DATA:
------
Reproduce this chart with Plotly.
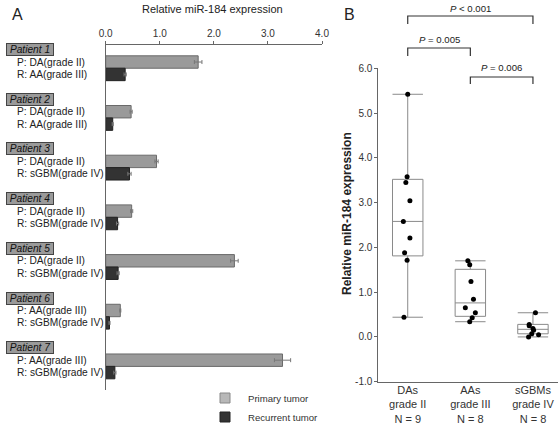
------
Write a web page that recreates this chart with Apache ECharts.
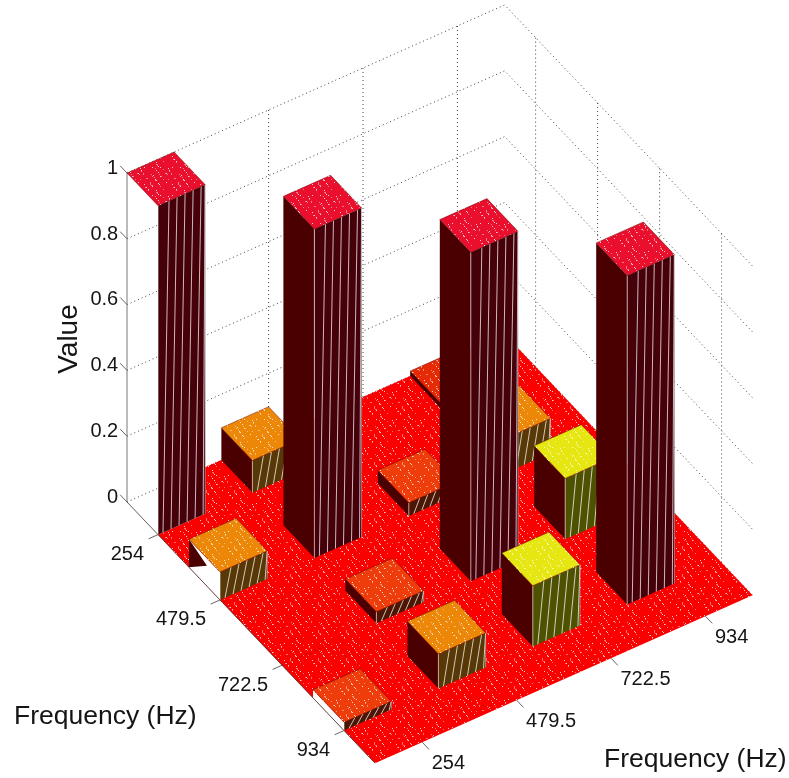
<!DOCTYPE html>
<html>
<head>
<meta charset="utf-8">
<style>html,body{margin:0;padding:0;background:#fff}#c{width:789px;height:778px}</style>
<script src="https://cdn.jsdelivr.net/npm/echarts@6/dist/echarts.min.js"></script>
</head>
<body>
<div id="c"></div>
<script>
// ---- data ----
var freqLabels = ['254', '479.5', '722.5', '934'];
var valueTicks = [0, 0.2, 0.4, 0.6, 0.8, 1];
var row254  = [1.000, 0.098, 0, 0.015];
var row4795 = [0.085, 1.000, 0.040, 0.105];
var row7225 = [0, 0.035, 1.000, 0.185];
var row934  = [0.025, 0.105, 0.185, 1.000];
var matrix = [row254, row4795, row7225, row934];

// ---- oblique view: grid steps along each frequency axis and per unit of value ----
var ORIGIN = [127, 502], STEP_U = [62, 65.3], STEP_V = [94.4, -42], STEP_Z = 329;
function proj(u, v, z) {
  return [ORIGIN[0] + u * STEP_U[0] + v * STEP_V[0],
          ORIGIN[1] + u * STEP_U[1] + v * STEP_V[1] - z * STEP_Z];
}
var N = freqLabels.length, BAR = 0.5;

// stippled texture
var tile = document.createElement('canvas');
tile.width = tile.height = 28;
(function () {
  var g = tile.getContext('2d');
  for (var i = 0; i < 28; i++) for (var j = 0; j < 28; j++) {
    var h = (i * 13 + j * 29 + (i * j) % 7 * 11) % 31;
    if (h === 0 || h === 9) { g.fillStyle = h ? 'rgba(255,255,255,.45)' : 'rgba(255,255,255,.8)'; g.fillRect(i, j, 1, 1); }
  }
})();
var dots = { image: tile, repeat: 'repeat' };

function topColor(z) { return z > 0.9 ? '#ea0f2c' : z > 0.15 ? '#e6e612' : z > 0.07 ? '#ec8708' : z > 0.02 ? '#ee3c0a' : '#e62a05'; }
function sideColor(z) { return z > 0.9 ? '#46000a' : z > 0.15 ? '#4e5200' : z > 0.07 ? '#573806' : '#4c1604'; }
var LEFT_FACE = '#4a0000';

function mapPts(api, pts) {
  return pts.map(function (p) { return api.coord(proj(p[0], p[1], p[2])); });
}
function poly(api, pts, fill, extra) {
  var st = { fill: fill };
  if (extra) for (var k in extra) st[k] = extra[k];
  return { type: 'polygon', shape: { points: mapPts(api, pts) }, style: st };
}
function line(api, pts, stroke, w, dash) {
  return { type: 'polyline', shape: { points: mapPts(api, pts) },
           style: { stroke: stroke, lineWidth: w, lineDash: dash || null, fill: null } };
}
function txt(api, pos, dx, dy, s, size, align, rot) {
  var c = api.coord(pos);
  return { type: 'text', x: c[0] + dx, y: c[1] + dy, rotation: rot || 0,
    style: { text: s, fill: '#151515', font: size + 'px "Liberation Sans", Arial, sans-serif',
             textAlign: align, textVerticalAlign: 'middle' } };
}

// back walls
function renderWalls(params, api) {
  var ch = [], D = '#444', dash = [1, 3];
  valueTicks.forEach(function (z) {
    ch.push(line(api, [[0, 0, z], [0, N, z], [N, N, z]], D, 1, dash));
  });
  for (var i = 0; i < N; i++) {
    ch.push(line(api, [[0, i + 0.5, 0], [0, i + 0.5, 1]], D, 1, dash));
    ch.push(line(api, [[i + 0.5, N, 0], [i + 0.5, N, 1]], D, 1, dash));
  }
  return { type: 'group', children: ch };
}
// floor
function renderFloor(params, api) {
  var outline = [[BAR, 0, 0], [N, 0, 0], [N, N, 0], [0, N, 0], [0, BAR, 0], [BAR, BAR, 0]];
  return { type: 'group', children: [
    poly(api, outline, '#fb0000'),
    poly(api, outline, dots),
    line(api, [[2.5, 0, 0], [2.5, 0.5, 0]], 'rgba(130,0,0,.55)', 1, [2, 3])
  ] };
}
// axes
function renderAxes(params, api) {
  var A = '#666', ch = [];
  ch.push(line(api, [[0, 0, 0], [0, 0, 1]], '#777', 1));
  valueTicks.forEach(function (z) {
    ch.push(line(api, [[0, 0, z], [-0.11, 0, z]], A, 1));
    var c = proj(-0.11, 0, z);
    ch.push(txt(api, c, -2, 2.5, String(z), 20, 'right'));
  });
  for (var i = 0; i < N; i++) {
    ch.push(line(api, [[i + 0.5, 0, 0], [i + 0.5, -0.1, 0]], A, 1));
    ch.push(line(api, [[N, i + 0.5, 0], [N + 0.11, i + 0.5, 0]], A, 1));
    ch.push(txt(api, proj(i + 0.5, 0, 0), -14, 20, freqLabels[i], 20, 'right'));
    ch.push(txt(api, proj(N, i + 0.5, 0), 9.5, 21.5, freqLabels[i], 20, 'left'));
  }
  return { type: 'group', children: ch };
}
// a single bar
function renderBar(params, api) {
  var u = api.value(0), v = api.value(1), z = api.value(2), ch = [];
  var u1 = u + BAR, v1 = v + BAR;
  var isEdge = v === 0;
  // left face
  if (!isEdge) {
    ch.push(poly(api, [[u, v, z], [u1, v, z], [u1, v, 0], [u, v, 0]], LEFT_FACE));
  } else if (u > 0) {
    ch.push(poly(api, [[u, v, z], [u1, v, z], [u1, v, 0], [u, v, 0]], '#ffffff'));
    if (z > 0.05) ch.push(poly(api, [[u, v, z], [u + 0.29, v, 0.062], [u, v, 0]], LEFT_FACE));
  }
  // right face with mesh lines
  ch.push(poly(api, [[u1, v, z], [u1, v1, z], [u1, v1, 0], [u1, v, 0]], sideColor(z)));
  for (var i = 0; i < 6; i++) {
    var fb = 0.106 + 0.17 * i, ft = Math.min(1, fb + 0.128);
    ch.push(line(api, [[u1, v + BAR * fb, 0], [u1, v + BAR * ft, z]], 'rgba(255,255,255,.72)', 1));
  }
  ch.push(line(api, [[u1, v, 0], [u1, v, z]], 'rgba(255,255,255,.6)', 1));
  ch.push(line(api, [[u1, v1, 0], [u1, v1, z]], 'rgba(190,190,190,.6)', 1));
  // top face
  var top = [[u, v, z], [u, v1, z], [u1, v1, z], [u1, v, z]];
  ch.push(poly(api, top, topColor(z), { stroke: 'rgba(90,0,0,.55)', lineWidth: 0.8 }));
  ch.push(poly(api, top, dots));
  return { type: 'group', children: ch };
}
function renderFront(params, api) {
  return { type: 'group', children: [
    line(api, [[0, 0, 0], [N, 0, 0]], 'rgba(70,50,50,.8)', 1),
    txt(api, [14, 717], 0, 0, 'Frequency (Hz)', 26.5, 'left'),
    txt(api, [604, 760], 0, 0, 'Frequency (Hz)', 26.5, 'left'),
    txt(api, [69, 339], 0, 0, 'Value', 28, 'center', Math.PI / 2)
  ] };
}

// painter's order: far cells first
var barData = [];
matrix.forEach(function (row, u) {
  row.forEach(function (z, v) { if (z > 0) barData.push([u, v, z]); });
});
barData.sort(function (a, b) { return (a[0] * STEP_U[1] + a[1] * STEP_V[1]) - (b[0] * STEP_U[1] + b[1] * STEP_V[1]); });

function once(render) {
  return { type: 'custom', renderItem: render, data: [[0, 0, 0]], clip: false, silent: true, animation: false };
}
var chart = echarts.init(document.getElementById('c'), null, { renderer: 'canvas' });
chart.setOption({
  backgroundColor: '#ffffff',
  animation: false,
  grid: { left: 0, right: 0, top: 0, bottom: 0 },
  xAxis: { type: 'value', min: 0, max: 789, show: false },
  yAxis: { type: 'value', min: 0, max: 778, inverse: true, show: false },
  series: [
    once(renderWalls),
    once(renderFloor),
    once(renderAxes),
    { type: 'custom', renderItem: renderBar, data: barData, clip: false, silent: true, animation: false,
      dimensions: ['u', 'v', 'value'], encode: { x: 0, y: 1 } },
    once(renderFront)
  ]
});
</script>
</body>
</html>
------
STATED PROBLEM: Of the lines above, copy only those from the one holding "Write a web" to the one holding "var matrix = [row254, row4795, row7225, row934];", both included, and exclude every image.

TASK SOLUTION:
Write a web page that recreates this chart with Apache ECharts.
<!DOCTYPE html>
<html>
<head>
<meta charset="utf-8">
<style>html,body{margin:0;padding:0;background:#fff}#c{width:789px;height:778px}</style>
<script src="https://cdn.jsdelivr.net/npm/echarts@6/dist/echarts.min.js"></script>
</head>
<body>
<div id="c"></div>
<script>
// ---- data ----
var freqLabels = ['254', '479.5', '722.5', '934'];
var valueTicks = [0, 0.2, 0.4, 0.6, 0.8, 1];
var row254  = [1.000, 0.098, 0, 0.015];
var row4795 = [0.085, 1.000, 0.040, 0.105];
var row7225 = [0, 0.035, 1.000, 0.185];
var row934  = [0.025, 0.105, 0.185, 1.000];
var matrix = [row254, row4795, row7225, row934];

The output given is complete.